**GIVEN PROBLEM:** Show every line containing "this" by copying it.

**MATERIAL SHOWN:**
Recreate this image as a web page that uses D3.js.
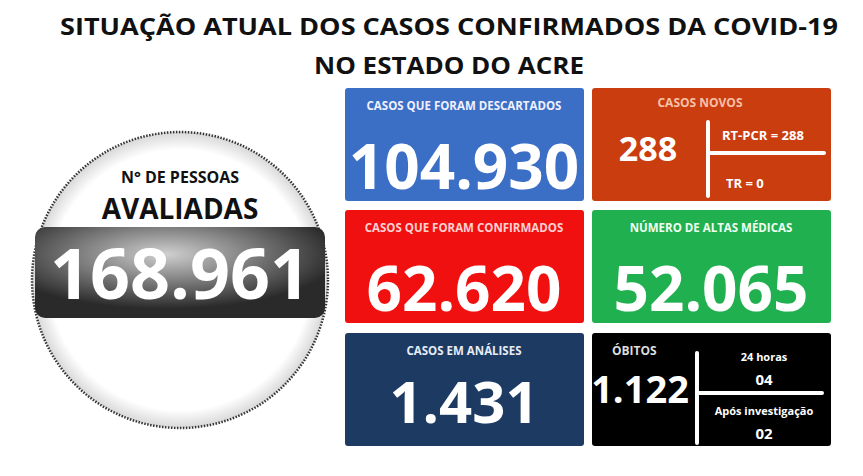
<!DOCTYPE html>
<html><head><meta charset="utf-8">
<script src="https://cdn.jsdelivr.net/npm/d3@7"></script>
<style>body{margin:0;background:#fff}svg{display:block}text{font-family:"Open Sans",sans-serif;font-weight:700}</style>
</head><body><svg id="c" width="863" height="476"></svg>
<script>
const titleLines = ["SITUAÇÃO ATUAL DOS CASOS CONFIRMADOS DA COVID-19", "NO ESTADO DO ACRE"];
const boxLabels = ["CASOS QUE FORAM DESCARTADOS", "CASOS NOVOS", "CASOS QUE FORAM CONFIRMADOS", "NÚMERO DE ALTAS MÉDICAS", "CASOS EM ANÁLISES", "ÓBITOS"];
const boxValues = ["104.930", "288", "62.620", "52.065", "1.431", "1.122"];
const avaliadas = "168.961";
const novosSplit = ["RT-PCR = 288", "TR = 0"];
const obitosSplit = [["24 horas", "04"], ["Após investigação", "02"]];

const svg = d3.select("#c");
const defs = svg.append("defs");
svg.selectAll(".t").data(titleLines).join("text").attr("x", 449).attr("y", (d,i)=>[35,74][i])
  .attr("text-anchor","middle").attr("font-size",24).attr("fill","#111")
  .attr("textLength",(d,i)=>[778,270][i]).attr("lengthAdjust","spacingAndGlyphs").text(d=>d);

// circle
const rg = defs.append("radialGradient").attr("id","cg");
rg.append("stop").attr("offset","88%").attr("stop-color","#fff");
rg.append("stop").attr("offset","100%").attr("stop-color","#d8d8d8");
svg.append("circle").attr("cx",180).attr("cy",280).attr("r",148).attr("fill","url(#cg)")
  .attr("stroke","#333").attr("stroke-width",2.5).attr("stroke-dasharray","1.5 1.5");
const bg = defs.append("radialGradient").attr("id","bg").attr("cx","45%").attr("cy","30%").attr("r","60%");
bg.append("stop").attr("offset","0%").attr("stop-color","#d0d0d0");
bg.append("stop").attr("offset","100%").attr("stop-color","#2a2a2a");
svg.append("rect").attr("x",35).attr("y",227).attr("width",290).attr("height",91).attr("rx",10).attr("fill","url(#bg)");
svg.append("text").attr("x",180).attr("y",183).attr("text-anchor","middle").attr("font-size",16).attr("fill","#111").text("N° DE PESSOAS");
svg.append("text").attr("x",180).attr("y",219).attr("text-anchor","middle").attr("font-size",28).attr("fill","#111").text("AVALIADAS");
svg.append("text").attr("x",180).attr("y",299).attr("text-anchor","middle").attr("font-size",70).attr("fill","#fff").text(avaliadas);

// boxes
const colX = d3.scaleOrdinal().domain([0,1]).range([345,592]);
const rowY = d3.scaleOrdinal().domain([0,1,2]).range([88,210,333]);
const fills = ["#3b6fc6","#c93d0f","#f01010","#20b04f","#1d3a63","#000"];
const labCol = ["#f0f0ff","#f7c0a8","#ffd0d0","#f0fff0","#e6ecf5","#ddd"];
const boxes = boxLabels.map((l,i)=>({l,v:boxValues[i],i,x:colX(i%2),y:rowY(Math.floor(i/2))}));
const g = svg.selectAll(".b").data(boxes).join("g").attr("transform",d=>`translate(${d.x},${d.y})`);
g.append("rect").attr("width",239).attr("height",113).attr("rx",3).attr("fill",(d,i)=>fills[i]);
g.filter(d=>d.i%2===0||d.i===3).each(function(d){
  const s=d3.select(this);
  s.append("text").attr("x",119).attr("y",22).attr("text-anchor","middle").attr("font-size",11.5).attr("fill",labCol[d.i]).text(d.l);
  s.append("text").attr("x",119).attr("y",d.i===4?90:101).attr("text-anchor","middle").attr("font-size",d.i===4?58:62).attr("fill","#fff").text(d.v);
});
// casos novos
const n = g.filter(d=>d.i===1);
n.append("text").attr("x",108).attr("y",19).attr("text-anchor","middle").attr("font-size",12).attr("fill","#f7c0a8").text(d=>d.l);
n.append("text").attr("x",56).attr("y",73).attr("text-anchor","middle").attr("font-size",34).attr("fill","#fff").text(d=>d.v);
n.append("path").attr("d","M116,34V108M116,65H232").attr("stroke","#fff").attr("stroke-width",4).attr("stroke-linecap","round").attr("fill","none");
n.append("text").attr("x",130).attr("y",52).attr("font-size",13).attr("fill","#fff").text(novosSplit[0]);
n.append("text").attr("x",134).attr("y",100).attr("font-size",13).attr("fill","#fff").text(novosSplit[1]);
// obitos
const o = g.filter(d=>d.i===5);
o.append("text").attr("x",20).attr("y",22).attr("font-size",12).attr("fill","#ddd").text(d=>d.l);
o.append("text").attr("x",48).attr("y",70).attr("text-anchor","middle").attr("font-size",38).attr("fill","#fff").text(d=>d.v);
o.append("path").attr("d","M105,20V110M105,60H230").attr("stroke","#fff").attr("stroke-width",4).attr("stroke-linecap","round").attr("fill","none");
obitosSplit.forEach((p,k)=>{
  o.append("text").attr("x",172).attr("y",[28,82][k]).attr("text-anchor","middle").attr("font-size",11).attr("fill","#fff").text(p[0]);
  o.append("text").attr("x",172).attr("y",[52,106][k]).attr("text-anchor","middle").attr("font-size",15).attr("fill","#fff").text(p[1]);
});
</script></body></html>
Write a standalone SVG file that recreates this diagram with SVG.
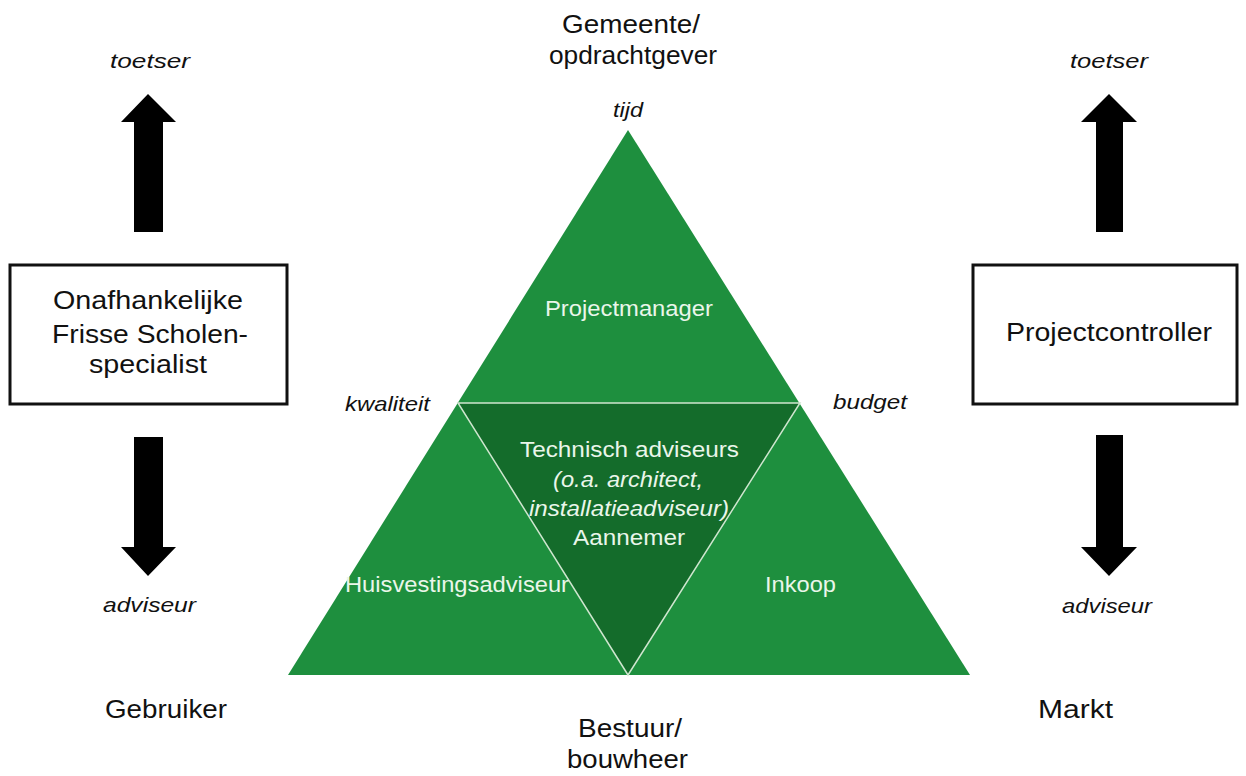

**THE OUTPUT:**
Recreate this image as a web page that uses D3.js.
  const s=d3.select(this);
Write a standalone SVG file that recreates this diagram with SVG.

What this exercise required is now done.